**Task directions**
Leave out the images; return the rest of the data exactly.

---*---

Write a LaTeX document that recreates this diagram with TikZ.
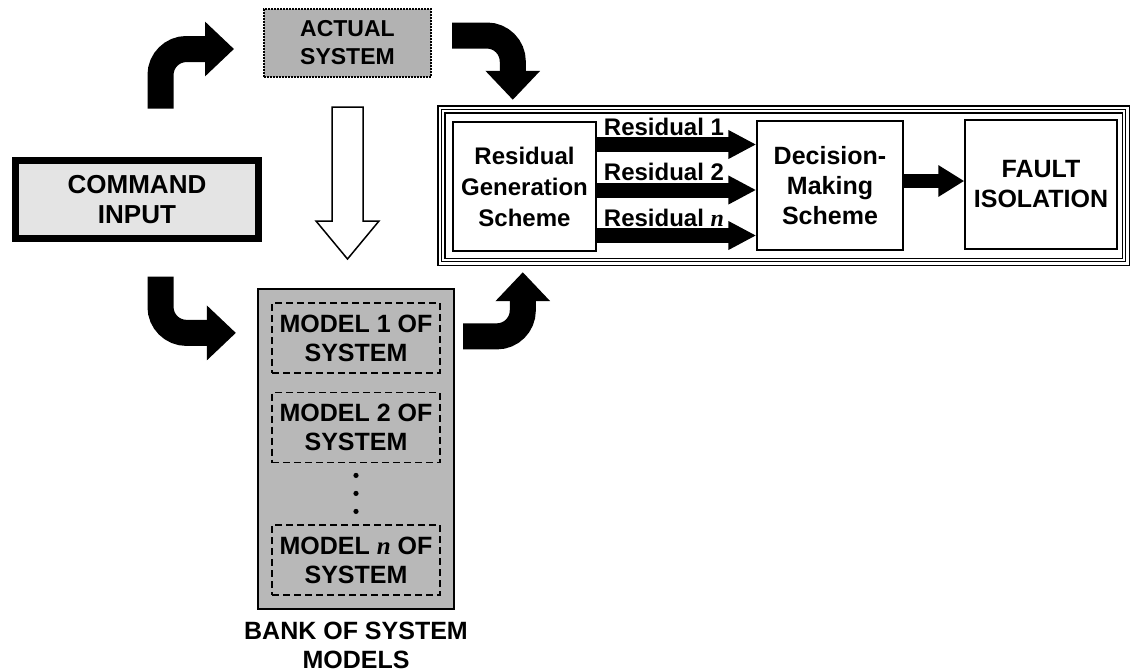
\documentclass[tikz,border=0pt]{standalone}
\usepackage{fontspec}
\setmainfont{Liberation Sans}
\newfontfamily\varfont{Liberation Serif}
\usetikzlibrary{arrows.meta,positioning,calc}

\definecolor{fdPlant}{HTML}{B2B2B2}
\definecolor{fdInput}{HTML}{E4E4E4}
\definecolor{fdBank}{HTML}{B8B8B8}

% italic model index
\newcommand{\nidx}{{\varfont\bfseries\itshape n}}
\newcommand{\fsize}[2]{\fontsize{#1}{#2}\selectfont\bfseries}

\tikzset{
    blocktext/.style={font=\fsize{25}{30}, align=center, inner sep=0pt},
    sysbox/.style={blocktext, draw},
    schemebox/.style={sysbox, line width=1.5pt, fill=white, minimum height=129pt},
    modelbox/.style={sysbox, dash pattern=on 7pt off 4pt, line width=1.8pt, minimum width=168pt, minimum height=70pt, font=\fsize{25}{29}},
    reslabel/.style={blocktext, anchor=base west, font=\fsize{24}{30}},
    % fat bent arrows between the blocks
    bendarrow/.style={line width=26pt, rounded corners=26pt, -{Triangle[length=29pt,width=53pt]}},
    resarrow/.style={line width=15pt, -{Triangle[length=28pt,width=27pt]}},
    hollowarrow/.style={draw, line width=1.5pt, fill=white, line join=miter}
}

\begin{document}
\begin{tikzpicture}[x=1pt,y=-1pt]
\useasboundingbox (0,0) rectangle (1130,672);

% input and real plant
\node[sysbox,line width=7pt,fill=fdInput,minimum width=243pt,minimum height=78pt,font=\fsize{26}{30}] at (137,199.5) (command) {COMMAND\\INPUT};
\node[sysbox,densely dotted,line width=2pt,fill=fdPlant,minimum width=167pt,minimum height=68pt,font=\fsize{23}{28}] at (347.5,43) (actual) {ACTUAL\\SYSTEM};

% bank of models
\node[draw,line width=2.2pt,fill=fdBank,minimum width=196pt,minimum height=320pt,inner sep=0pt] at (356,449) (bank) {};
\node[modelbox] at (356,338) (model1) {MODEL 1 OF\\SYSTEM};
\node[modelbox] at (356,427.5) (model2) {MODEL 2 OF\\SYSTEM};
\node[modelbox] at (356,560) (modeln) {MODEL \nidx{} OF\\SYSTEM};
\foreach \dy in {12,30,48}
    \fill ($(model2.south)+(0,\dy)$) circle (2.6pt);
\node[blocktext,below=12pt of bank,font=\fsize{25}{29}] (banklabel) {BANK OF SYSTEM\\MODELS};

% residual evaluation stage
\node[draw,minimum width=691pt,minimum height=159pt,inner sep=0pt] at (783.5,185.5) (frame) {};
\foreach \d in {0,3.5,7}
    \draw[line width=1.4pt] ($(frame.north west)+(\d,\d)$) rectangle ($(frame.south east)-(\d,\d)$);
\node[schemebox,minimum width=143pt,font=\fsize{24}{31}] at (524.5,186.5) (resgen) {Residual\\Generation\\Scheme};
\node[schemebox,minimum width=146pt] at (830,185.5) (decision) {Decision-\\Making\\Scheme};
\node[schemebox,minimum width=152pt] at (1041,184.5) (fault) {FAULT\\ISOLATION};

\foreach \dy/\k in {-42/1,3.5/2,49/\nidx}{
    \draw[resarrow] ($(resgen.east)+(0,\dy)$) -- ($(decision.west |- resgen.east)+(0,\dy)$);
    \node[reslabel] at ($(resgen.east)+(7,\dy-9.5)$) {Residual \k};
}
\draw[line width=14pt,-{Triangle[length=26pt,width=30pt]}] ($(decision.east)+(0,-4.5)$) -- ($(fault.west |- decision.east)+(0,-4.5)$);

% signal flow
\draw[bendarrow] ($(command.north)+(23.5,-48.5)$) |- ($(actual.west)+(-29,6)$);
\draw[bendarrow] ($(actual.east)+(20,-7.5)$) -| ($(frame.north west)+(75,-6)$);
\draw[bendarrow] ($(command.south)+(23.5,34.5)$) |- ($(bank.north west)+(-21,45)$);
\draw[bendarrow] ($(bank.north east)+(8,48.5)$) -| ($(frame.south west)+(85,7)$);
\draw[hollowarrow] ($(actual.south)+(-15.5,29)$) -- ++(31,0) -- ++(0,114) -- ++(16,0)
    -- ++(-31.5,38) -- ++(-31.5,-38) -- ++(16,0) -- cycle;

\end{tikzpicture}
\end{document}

---*---

**Answer to the task**
Write a LaTeX document that recreates this diagram with TikZ.
\documentclass[tikz,border=0pt]{standalone}
\usepackage{fontspec}
\setmainfont{Liberation Sans}
\newfontfamily\varfont{Liberation Serif}
\usetikzlibrary{arrows.meta,positioning,calc}

\definecolor{fdPlant}{HTML}{B2B2B2}
\definecolor{fdInput}{HTML}{E4E4E4}
\definecolor{fdBank}{HTML}{B8B8B8}

% italic model index
\newcommand{\nidx}{{\varfont\bfseries\itshape n}}
\newcommand{\fsize}[2]{\fontsize{#1}{#2}\selectfont\bfseries}

\tikzset{
    blocktext/.style={font=\fsize{25}{30}, align=center, inner sep=0pt},
    sysbox/.style={blocktext, draw},
    schemebox/.style={sysbox, line width=1.5pt, fill=white, minimum height=129pt},
    modelbox/.style={sysbox, dash pattern=on 7pt off 4pt, line width=1.8pt, minimum width=168pt, minimum height=70pt, font=\fsize{25}{29}},
    reslabel/.style={blocktext, anchor=base west, font=\fsize{24}{30}},
    % fat bent arrows between the blocks
    bendarrow/.style={line width=26pt, rounded corners=26pt, -{Triangle[length=29pt,width=53pt]}},
    resarrow/.style={line width=15pt, -{Triangle[length=28pt,width=27pt]}},
    hollowarrow/.style={draw, line width=1.5pt, fill=white, line join=miter}
}

\begin{document}
\begin{tikzpicture}[x=1pt,y=-1pt]
\useasboundingbox (0,0) rectangle (1130,672);

% input and real plant
\node[sysbox,line width=7pt,fill=fdInput,minimum width=243pt,minimum height=78pt,font=\fsize{26}{30}] at (137,199.5) (command) {COMMAND\\INPUT};
\node[sysbox,densely dotted,line width=2pt,fill=fdPlant,minimum width=167pt,minimum height=68pt,font=\fsize{23}{28}] at (347.5,43) (actual) {ACTUAL\\SYSTEM};

% bank of models
\node[draw,line width=2.2pt,fill=fdBank,minimum width=196pt,minimum height=320pt,inner sep=0pt] at (356,449) (bank) {};
\node[modelbox] at (356,338) (model1) {MODEL 1 OF\\SYSTEM};
\node[modelbox] at (356,427.5) (model2) {MODEL 2 OF\\SYSTEM};
\node[modelbox] at (356,560) (modeln) {MODEL \nidx{} OF\\SYSTEM};
\foreach \dy in {12,30,48}
    \fill ($(model2.south)+(0,\dy)$) circle (2.6pt);
\node[blocktext,below=12pt of bank,font=\fsize{25}{29}] (banklabel) {BANK OF SYSTEM\\MODELS};

% residual evaluation stage
\node[draw,minimum width=691pt,minimum height=159pt,inner sep=0pt] at (783.5,185.5) (frame) {};
\foreach \d in {0,3.5,7}
    \draw[line width=1.4pt] ($(frame.north west)+(\d,\d)$) rectangle ($(frame.south east)-(\d,\d)$);
\node[schemebox,minimum width=143pt,font=\fsize{24}{31}] at (524.5,186.5) (resgen) {Residual\\Generation\\Scheme};
\node[schemebox,minimum width=146pt] at (830,185.5) (decision) {Decision-\\Making\\Scheme};
\node[schemebox,minimum width=152pt] at (1041,184.5) (fault) {FAULT\\ISOLATION};

\foreach \dy/\k in {-42/1,3.5/2,49/\nidx}{
    \draw[resarrow] ($(resgen.east)+(0,\dy)$) -- ($(decision.west |- resgen.east)+(0,\dy)$);
    \node[reslabel] at ($(resgen.east)+(7,\dy-9.5)$) {Residual \k};
}
\draw[line width=14pt,-{Triangle[length=26pt,width=30pt]}] ($(decision.east)+(0,-4.5)$) -- ($(fault.west |- decision.east)+(0,-4.5)$);

% signal flow
\draw[bendarrow] ($(command.north)+(23.5,-48.5)$) |- ($(actual.west)+(-29,6)$);
\draw[bendarrow] ($(actual.east)+(20,-7.5)$) -| ($(frame.north west)+(75,-6)$);
\draw[bendarrow] ($(command.south)+(23.5,34.5)$) |- ($(bank.north west)+(-21,45)$);
\draw[bendarrow] ($(bank.north east)+(8,48.5)$) -| ($(frame.south west)+(85,7)$);
\draw[hollowarrow] ($(actual.south)+(-15.5,29)$) -- ++(31,0) -- ++(0,114) -- ++(16,0)
    -- ++(-31.5,38) -- ++(-31.5,-38) -- ++(16,0) -- cycle;

\end{tikzpicture}
\end{document}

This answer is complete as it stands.